Well stop right there. There's a /huge/ difference between

signed x:4;

in a struct somewhere, saying that x is four bits, and

signed x=4;

interesting, i did not know that. i thought, the "x:4" is an eye-
pleasing thing.

Your original problem had to do with understand the range of an enum
type, i.e. what values you can store in a variable of that type.

yep, you got me ;-)

Here's a simple algorithm:

1. If unsigned int or signed int can hold any of the values specified
in the enum declaration, then the /underlying type/ of the enum is
int, unsigned int or something smaller (such as e.g. short).

2. Otherwise, it's something larger.

you said: it is an algorithm.

how can it be? there is not MATH in it.

Essentially that's all the standard says and all that you can rely on,
namely that the underlying type of an enum will not be more bits than
'int' unless necessary to represent all defined values of the enum.

ok, an enum will always be: int or unsigned int (or short)

EXCEPT if i intentionally put large values into an enum. i got it.

BTW, i know that /plain int/ is always signed.

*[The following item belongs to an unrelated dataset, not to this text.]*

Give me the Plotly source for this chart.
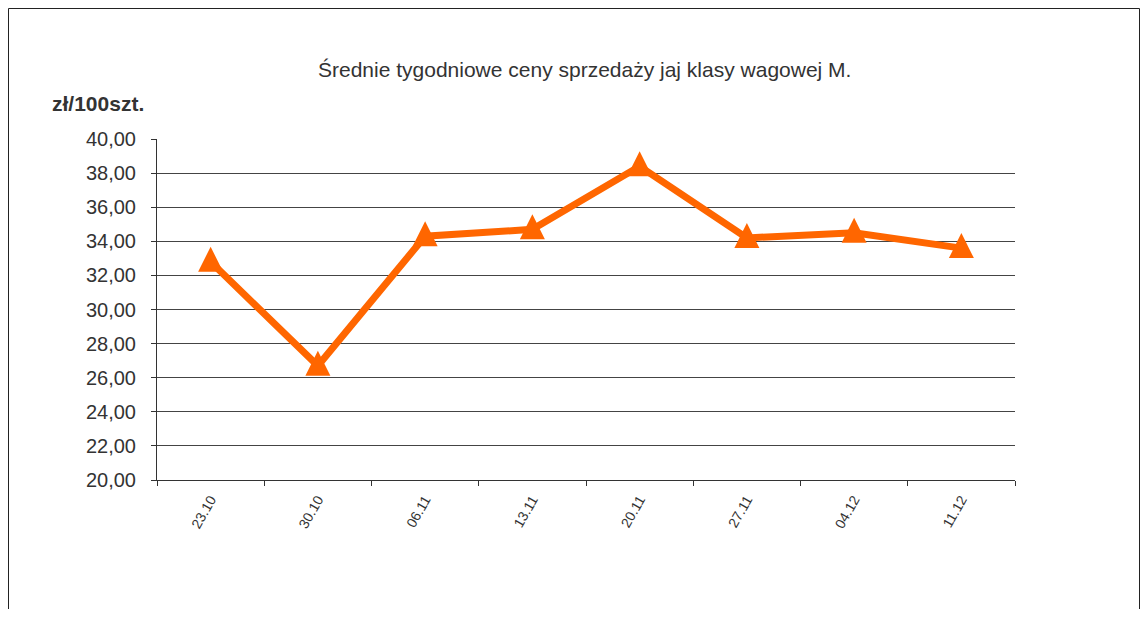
import plotly.graph_objects as go

weeks = ["23.10", "30.10", "06.11", "13.11", "20.11", "27.11", "04.12", "11.12"]
prices = [32.8, 26.7, 34.3, 34.7, 38.4, 34.2, 34.5, 33.6]

title_text = "Średnie tygodniowe ceny sprzedaży jaj klasy wagowej M."
unit_text = "zł/100szt."

OFF = 8  # page body margin
W, H = 1148 - 2 * OFF, 617 - 2 * OFF
# plot area in screen pixels
L, R, T, B = 157, 1015, 139, 480
pw, ph = R - L, B - T
Y0, Y1 = 20, 40

def px(x):
    return (x - L) / pw

def py(y):
    return (B - y) / ph

# triangle marker: tip sits 15 px above the data point
tip_shift = 15 * (Y1 - Y0) / ph
marker_y = [v + tip_shift for v in prices]

fig = go.Figure()
fig.add_trace(go.Scatter(
    x=weeks, y=prices, mode="lines",
    line=dict(color="#FF6600", width=7),
    showlegend=False, hoverinfo="x+y",
))
fig.add_trace(go.Scatter(
    x=weeks, y=marker_y, mode="markers",
    marker=dict(symbol="arrow-up", size=25, color="#FF6600",
                line=dict(width=0)),
    showlegend=False, hoverinfo="skip",
))

fig.update_layout(
    width=W, height=H,
    margin=dict(l=L - OFF, r=(W + OFF) - R, t=T - OFF, b=(H + OFF) - B),
    paper_bgcolor="white", plot_bgcolor="white",
    separators=", ",
    font=dict(family="Liberation Sans, Arial, sans-serif", color="#333333"),
    xaxis=dict(
        type="category", range=[-0.5, 7.5],
        showgrid=False, showline=True, linecolor="#333333", linewidth=1,
        ticks="outside", ticklen=5, tickcolor="#333333", tickson="boundaries",
        tickangle=-60, tickfont=dict(size=14, color="#333333"),
        ticklabelstandoff=5,
    ),
    yaxis=dict(
        range=[Y0, Y1], dtick=2, tick0=20, tickformat=".2f",
        showgrid=True, gridcolor="#444444", gridwidth=1,
        showline=True, linecolor="#333333", linewidth=1,
        ticks="outside", ticklen=5, tickcolor="#333333",
        tickfont=dict(size=20, color="#333333"), zeroline=False,
        ticklabelstandoff=11,
    ),
    annotations=[
        dict(text=title_text, xref="paper", yref="paper", x=px(584), y=py(70),
             showarrow=False, xanchor="center", yanchor="middle",
             font=dict(size=21, color="#333333")),
        dict(text="<b>" + unit_text + "</b>", xref="paper", yref="paper", x=px(50), y=py(103),
             showarrow=False, xanchor="left", yanchor="middle",
             font=dict(size=21, color="#333333")),
    ],
    shapes=[
        dict(type="rect", xref="paper", yref="paper",
             x0=px(8.5), x1=px(W + OFF - 0.5), y0=py(640), y1=py(8.5),
             line=dict(color="#222222", width=1), fillcolor="rgba(0,0,0,0)", layer="below"),
    ],
)

fig.write_html("out.html")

It's a kind of memory efficiency guarantee, that an enum type will not
be arbitrarily large unless a named value exceeds the range of int or
unsigned int.

Suprisingly there's no such guarantee for 'bool'. In theory, a 'bool'
could be 2 gigabytes -- or more!
=:-0

Needless to say, no compiler
implements it that way (it's typically one byte), but that's the formal.

what is the context of using: formal

 

[Marcus Kwok]

you said: it is an algorithm.

how can it be? there is not MATH in it.

An algorithm is basically a series of steps used to solve a problem. It
doesn't necessarily have to be a math problem.

what is the context of using: formal

He is saying that the Standard makes no formal guarantees on the size of
bool, but as a QoI (quality of implementation) issue, nobody would use a
compiler that used 2 gigabyte bools, even though there is nothing in the
Standard preventing someone from doing so.